Thieves' Guild IV
- Designers: Richard Meyer; Kerry Lloyd;
- Publishers: Gamelords
- Publication: 1981
- Genres: Fantasy RPG
- Parent games: Thieves' Guild

= Thieves' Guild 4 =

Fantasy role-playing game supplement

Thieves' Guild 4 is the third in a series of supplements published by Gamelords in 1981 for the fantasy role-playing game Thieves' Guild.

==Contents==
Thieves' Guild 4 contains adventure scenarios for thief player characters who can choose to be either part of the city thieves' guild or the Black Hand splinter group. Two scenarios are included. One involves a cat burglary, while the other is about armed robbery. The scenarios both require information-gathering skills. New rules for perceptiveness and for how to follow and not be followed by other characters are included.

==Publication history==
Gamelords published the fantasy role-playing game in 1980, and the produced a number of supplements for it that included scenarios and expanded rules. The third in this series of supplements was Thieves' Guild 4, designed by Richard Meyer and Kerry Lloyd, released in 1981.

==Reception==
In Issue 46 of The Space Gamer (December 1981), Lewis Pulsipher commented "If thieves are your favorite character, you should subscribe to Thieves Guild." Pulsipher

Pulsipher also reviewed Thieves' Guild IV for White Dwarf #31, noting, ""Gamelordss products are not for everyone, but a boon to the minority of FRPers at whom they are aimed." Pulsipher concluded by giving this product a rating of 8 out of 10.

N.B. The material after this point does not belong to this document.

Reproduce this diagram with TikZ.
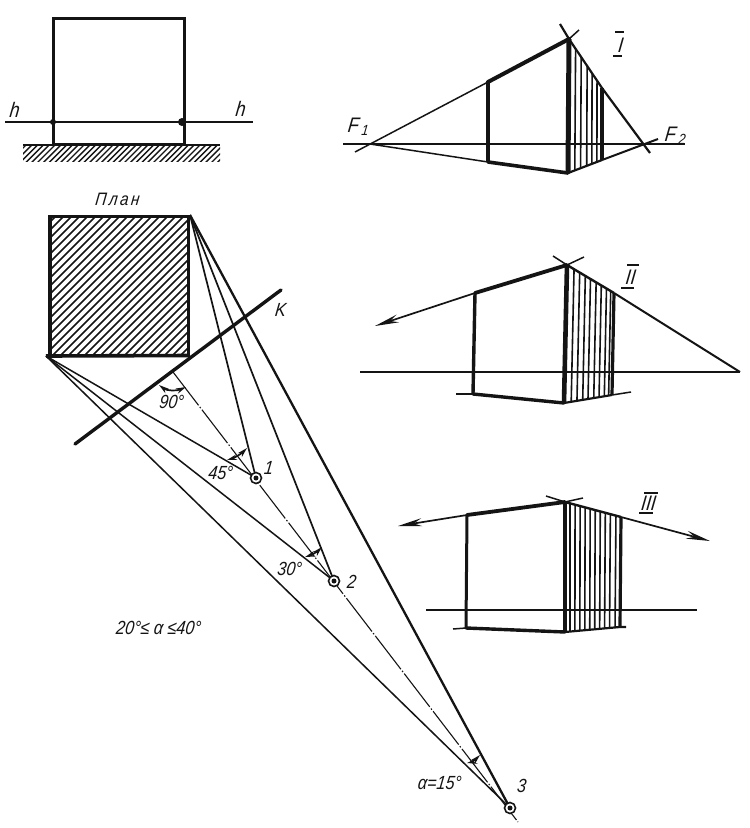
\documentclass[tikz,border=0pt]{standalone}
\usepackage{fontspec}
\setmainfont{Liberation Sans}[ItalicFeatures={FakeStretch=0.85,FakeSlant=0.12}]
\usetikzlibrary{arrows.meta,calc}
\definecolor{ink}{HTML}{141414}
\tikzset{
  thinl/.style={draw=ink,line width=1.5pt},
  medl/.style={draw=ink,line width=2.2pt},
  thickl/.style={draw=ink,line width=4pt,line cap=round},
  edgel/.style={draw=ink,line width=3.4pt},
  hatchl/.style={draw=ink,line width=1.6pt},
  shadel/.style={draw=ink,line width=1.4pt},
  axisl/.style={draw=ink,line width=1.1pt,dash pattern=on 42pt off 2pt on 1.5pt off 2pt},
  arrowl/.style={draw=ink,line width=1.7pt,-{Stealth[length=24pt,width=8pt,inset=8pt]}},
  arcl/.style={draw=ink,line width=1.7pt,{Stealth[length=10pt,width=5.5pt]}-{Stealth[length=10pt,width=5.5pt]}},
  lab/.style={font=\itshape\fontsize{19}{19}\selectfont,text=ink,inner sep=0pt},
  biglab/.style={font=\itshape\fontsize{21}{21}\selectfont,text=ink,inner sep=0pt},
  marker/.style={circle,draw=ink,line width=1.6pt,minimum size=11pt,inner sep=0pt,fill=white},
  dotm/.style={circle,fill=ink,minimum size=5pt,inner sep=0pt}
}
\begin{document}
\begin{tikzpicture}[x=1pt,y=-1pt]
\useasboundingbox[fill=white] (0,0) rectangle (750,828);
% ---------- elevation
\begin{scope}
 \clip (23,146) rectangle (220,161);
 \foreach \k in {0,5.8,...,230}{\draw[shadel] (8+\k,163)--(26+\k,145);}
\end{scope}
\draw[thinl,line width=1.6pt] (23,145)--(220,145);
\draw[edgel,line width=3pt] (53.5,145)--(53.5,18)--(184.5,18)--(184.5,145);
\draw[medl] (53,144.5)--(183,144.5);
\draw[thinl] (5,122)--(253,122);
\fill[ink] (53,122) circle (3) (182,122) circle (4);
\node[biglab] (hl) at (14,110) {h};
\node[biglab] (hr) at (240,109) {h};
% ---------- plan
\node[lab,font=\itshape\fontsize{18}{18}\selectfont] (plan) at (117,199) {\addfontfeature{LetterSpace=14}План};
\begin{scope}
 \clip (50,216) rectangle (188,356);
 \foreach \k in {0,8,...,295}{\draw[shadel,line width=1.7pt] (\k-100,356)--(\k+41,215);}
\end{scope}
\coordinate (PTR) at (190,215);
\coordinate (PBL) at (46,356);
\coordinate (P1) at (256,478);
\coordinate (P2) at (334,581);
\coordinate (P3) at (510,808);
\coordinate (KA) at (75,444);
\coordinate (KB) at (281,290);
\coordinate (AX) at (173,372);
\coordinate (AE) at (518,822);
\draw[axisl] (AX)--(AE);
\draw[thinl,line width=1.7pt] (PTR)--(P1);
\draw[thinl,line width=1.7pt] (PTR)--(P2);
\draw[thinl,line width=2.3pt] (PTR)--(P3);
\draw[thinl] (PBL)--(P1);
\draw[thinl] (PBL)--(P2);
\draw[thinl] (PBL)--(P3);
\draw[edgel,line width=3.6pt] (50,355.5) rectangle (188.5,216.5);
\draw[edgel,line width=3.6pt] (PBL)--(190,355.5);
\draw[thickl,line width=3.4pt] (KA)--(KB);
\node[marker] (M1) at (P1) {}; \node[dotm] at (P1) {};
\node[marker] (M2) at (P2) {}; \node[dotm] at (P2) {};
\node[marker] (M3) at (P3) {}; \node[dotm] at (P3) {};
\draw[arcl] (159,385) .. controls (167,391) and (177,391) .. (186,387);
\draw[arcl] (227,460) .. controls (234,458) and (241,454) .. (247,448);
\draw[arcl] (305,557) .. controls (311,555) and (317,552) .. (322,547);
\draw[arcl] (467,763) .. controls (472,762) and (476,759) .. (480,755);
\node[lab] (t90) at (171,402) {90°};
\node[lab] (t45) at (220,473) {45°};
\node[lab] (t1) at (268,468) {1};
\node[lab] (t30) at (289,569) {30°};
\node[lab] (t2) at (351,582) {2};
\node[lab] (t3) at (521,786) {3};
\node[lab] (ta) at (439,783) {α=15°};
\node[lab] (tk) at (280,310) {K};
\node[lab] (trange) at (158,628) {20°≤ α ≤40°};
% ---------- figure I
\coordinate (Ff) at (370,144); \coordinate (Fs) at (643,144);
\coordinate (Int) at (569,39); \coordinate (Inb) at (568,173);
\coordinate (Ilt) at (488,82); \coordinate (Ilb) at (488,162);
\coordinate (Irt) at (602,88); \coordinate (Irb) at (602,160);
\foreach \t in {0.2,0.37,0.55,0.7,0.85}{\draw[hatchl] ($(Int)!\t!(Irt)$)--($(Inb)!\t!(Irb)$);}
\draw[thinl] (343,144)--(685,144);
\draw[thinl] (355,152)--(Ilt);
\draw[thickl] (Ilt)--(Int);
\draw[thinl] (Int)--(579,30);
\draw[thinl,line width=2.2pt] (560,24)--(Int)--(Irt)--(650,153);
\draw[thinl] (Ff)--(Ilb);
\draw[thickl,line width=3.6pt] (Ilb)--(Inb);
\draw[thinl,line width=2.2pt] (Inb)--(Irb);
\draw[thinl,line width=2pt] (Irb)--(658,139);
\draw[edgel,line width=3.6pt] (Ilt)--(Ilb);
\draw[edgel,line width=5pt] (Int)--(Inb);
\draw[edgel,line width=3.2pt] (Irt)--(Irb);
\node[biglab] (tf1) at (358,127) {F\kern3pt\textsubscript{1}};
\node[biglab] (tf2) at (675,136) {F\kern3pt\textsubscript{2}};
\node[biglab] (tI) at (620,45) {I};
\draw[thinl] (615,32)--(624,32) (613,56)--(622,56);
% ---------- figure II
\coordinate (IInt) at (567,265); \coordinate (IInb) at (564,403);
\coordinate (IIlt) at (475,293); \coordinate (IIlb) at (473,394);
\coordinate (IIrt) at (614,293); \coordinate (IIrb) at (612,395);
\foreach \t in {0.15,0.27,0.39,0.5,0.62,0.73,0.84,0.93}{\draw[hatchl] ($(IInt)!\t!(IIrt)$)--($(IInb)!\t!(IIrb)$);}
\draw[thinl] (360,372)--(740,372);
\draw[arrowl] (IIlt)--(375,326);
\draw[thickl,line width=3.8pt] (IIlt)--(IInt);
\draw[thinl] (IInt)--(584,257);
\draw[thinl] (553,256)--(IInt);
\draw[thinl,line width=2.4pt] (IInt)--(IIrt);
\draw[thinl,line width=2pt] (IIrt)--(740,372);
\draw[thinl] (456,394)--(IIlb);
\draw[thickl,line width=3.4pt] (IIlb)--(IInb);
\draw[thinl,line width=2.2pt] (IInb)--(IIrb);
\draw[thinl] (IIrb)--(631,392);
\draw[edgel] (IIlt)--(IIlb);
\draw[edgel,line width=4.6pt] (IInt)--(IInb);
\draw[edgel,line width=3.2pt] (IIrt)--(IIrb);
\node[biglab] (tII) at (630,277) {II};
\draw[thinl] (627,265)--(639,265) (621,288)--(634,288);
% ---------- figure III
\coordinate (IIInt) at (565,502); \coordinate (IIInb) at (565,632);
\coordinate (IIIlt) at (467,515); \coordinate (IIIlb) at (466,628);
\coordinate (IIIrt) at (621,517); \coordinate (IIIrb) at (620,627);
\foreach \t in {0.09,0.18,0.27,0.36,0.45,0.54,0.63,0.72,0.81,0.91}{\draw[hatchl] ($(IIInt)!\t!(IIIrt)$)--($(IIInb)!\t!(IIIrb)$);}
\draw[thinl] (426,610)--(697,610);
\draw[arrowl] (IIIlt)--(398,526);
\draw[arrowl] (IIIrt)--(710,541);
\draw[thickl,line width=3.8pt] (IIIlt)--(IIInt);
\draw[thinl] (546,496)--(IIInt)--(583,498);
\draw[thinl,line width=2.4pt] (IIInt)--(IIIrt);
\draw[thinl] (453,629)--(IIIlb);
\draw[thickl,line width=3.4pt] (IIIlb)--(IIInb);
\draw[thinl,line width=2.2pt] (IIInb)--(IIIrb)--(626,627);
\draw[edgel,line width=3pt] (IIIlt)--(IIIlb);
\draw[edgel,line width=4.2pt] (IIInt)--(IIInb);
\draw[edgel,line width=3.2pt] (IIIrt)--(IIIrb);
\node[biglab] (tIII) at (648,503) {III};
\draw[thinl] (644,493)--(658,493) (639,513)--(653,513);
\end{tikzpicture}
\end{document}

In Issue 17 of Abyss (February 1982), Dave Nalle commented, "At $5.95, the cost is not really too high compared with the rest of the market, and the material is unusually logical, if only moderately exciting."

John T. Sapienza, Jr. reviewed Thieves' Guild 4, Thieves' Guild 5, and Thieves' Guild VI for Different Worlds and stated that "even if you are not particularly interested in thieves for role-playing, the Thieves' Guild line is worth looking at for ideas."